Word for word, copy all the data and drop the pictures.
------
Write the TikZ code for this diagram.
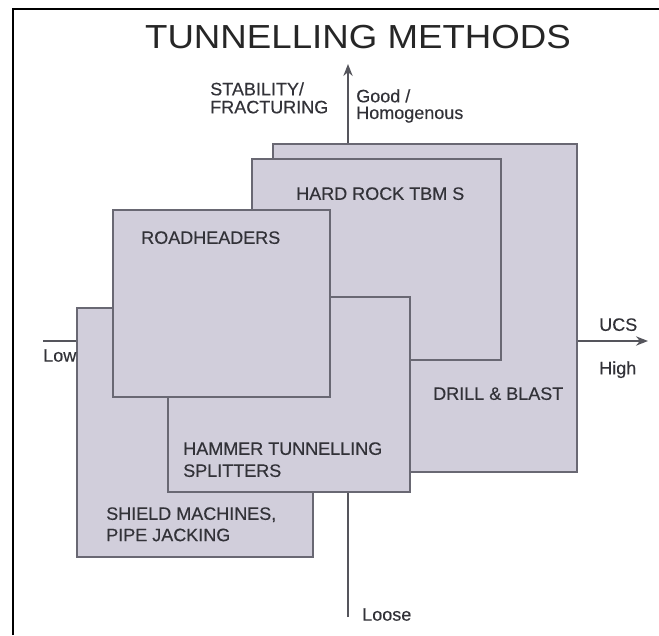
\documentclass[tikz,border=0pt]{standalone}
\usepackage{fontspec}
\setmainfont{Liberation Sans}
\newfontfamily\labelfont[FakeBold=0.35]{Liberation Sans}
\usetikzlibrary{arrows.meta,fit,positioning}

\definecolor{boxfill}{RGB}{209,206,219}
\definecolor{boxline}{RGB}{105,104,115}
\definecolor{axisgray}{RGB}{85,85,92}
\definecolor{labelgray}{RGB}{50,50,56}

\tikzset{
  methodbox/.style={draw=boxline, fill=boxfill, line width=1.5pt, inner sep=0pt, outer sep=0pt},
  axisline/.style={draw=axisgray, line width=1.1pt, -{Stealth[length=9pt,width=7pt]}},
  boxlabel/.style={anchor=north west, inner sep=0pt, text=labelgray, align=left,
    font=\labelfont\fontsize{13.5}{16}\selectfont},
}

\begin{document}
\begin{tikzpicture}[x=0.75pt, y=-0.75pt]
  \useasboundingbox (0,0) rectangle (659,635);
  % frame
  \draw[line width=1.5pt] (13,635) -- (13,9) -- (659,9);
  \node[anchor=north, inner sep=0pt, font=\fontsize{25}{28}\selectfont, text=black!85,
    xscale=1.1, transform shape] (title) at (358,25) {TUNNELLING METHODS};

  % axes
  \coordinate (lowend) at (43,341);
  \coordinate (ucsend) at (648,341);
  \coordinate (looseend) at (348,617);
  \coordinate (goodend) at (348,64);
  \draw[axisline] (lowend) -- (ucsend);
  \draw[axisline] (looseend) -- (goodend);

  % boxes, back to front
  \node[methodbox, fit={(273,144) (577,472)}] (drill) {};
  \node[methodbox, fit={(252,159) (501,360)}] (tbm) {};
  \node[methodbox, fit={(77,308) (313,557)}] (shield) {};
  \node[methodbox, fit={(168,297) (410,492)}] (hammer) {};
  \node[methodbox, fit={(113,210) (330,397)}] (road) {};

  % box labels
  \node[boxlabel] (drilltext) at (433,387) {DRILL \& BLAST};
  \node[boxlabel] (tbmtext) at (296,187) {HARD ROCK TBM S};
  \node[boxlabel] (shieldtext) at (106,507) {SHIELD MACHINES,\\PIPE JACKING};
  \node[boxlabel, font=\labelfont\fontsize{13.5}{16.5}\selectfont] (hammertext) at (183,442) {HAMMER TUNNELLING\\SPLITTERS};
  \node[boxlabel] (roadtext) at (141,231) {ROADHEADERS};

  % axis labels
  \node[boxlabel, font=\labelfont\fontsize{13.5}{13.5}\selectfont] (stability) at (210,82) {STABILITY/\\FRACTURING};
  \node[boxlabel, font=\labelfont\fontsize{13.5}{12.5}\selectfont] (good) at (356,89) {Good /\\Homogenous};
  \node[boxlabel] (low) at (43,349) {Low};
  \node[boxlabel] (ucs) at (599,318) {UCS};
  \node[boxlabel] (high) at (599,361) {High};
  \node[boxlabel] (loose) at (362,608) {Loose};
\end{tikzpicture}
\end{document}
------
## Completed task
Write the TikZ code for this diagram.
\documentclass[tikz,border=0pt]{standalone}
\usepackage{fontspec}
\setmainfont{Liberation Sans}
\newfontfamily\labelfont[FakeBold=0.35]{Liberation Sans}
\usetikzlibrary{arrows.meta,fit,positioning}

\definecolor{boxfill}{RGB}{209,206,219}
\definecolor{boxline}{RGB}{105,104,115}
\definecolor{axisgray}{RGB}{85,85,92}
\definecolor{labelgray}{RGB}{50,50,56}

\tikzset{
  methodbox/.style={draw=boxline, fill=boxfill, line width=1.5pt, inner sep=0pt, outer sep=0pt},
  axisline/.style={draw=axisgray, line width=1.1pt, -{Stealth[length=9pt,width=7pt]}},
  boxlabel/.style={anchor=north west, inner sep=0pt, text=labelgray, align=left,
    font=\labelfont\fontsize{13.5}{16}\selectfont},
}

\begin{document}
\begin{tikzpicture}[x=0.75pt, y=-0.75pt]
  \useasboundingbox (0,0) rectangle (659,635);
  % frame
  \draw[line width=1.5pt] (13,635) -- (13,9) -- (659,9);
  \node[anchor=north, inner sep=0pt, font=\fontsize{25}{28}\selectfont, text=black!85,
    xscale=1.1, transform shape] (title) at (358,25) {TUNNELLING METHODS};

  % axes
  \coordinate (lowend) at (43,341);
  \coordinate (ucsend) at (648,341);
  \coordinate (looseend) at (348,617);
  \coordinate (goodend) at (348,64);
  \draw[axisline] (lowend) -- (ucsend);
  \draw[axisline] (looseend) -- (goodend);

  % boxes, back to front
  \node[methodbox, fit={(273,144) (577,472)}] (drill) {};
  \node[methodbox, fit={(252,159) (501,360)}] (tbm) {};
  \node[methodbox, fit={(77,308) (313,557)}] (shield) {};
  \node[methodbox, fit={(168,297) (410,492)}] (hammer) {};
  \node[methodbox, fit={(113,210) (330,397)}] (road) {};

  % box labels
  \node[boxlabel] (drilltext) at (433,387) {DRILL \& BLAST};
  \node[boxlabel] (tbmtext) at (296,187) {HARD ROCK TBM S};
  \node[boxlabel] (shieldtext) at (106,507) {SHIELD MACHINES,\\PIPE JACKING};
  \node[boxlabel, font=\labelfont\fontsize{13.5}{16.5}\selectfont] (hammertext) at (183,442) {HAMMER TUNNELLING\\SPLITTERS};
  \node[boxlabel] (roadtext) at (141,231) {ROADHEADERS};

  % axis labels
  \node[boxlabel, font=\labelfont\fontsize{13.5}{13.5}\selectfont] (stability) at (210,82) {STABILITY/\\FRACTURING};
  \node[boxlabel, font=\labelfont\fontsize{13.5}{12.5}\selectfont] (good) at (356,89) {Good /\\Homogenous};
  \node[boxlabel] (low) at (43,349) {Low};
  \node[boxlabel] (ucs) at (599,318) {UCS};
  \node[boxlabel] (high) at (599,361) {High};
  \node[boxlabel] (loose) at (362,608) {Loose};
\end{tikzpicture}
\end{document}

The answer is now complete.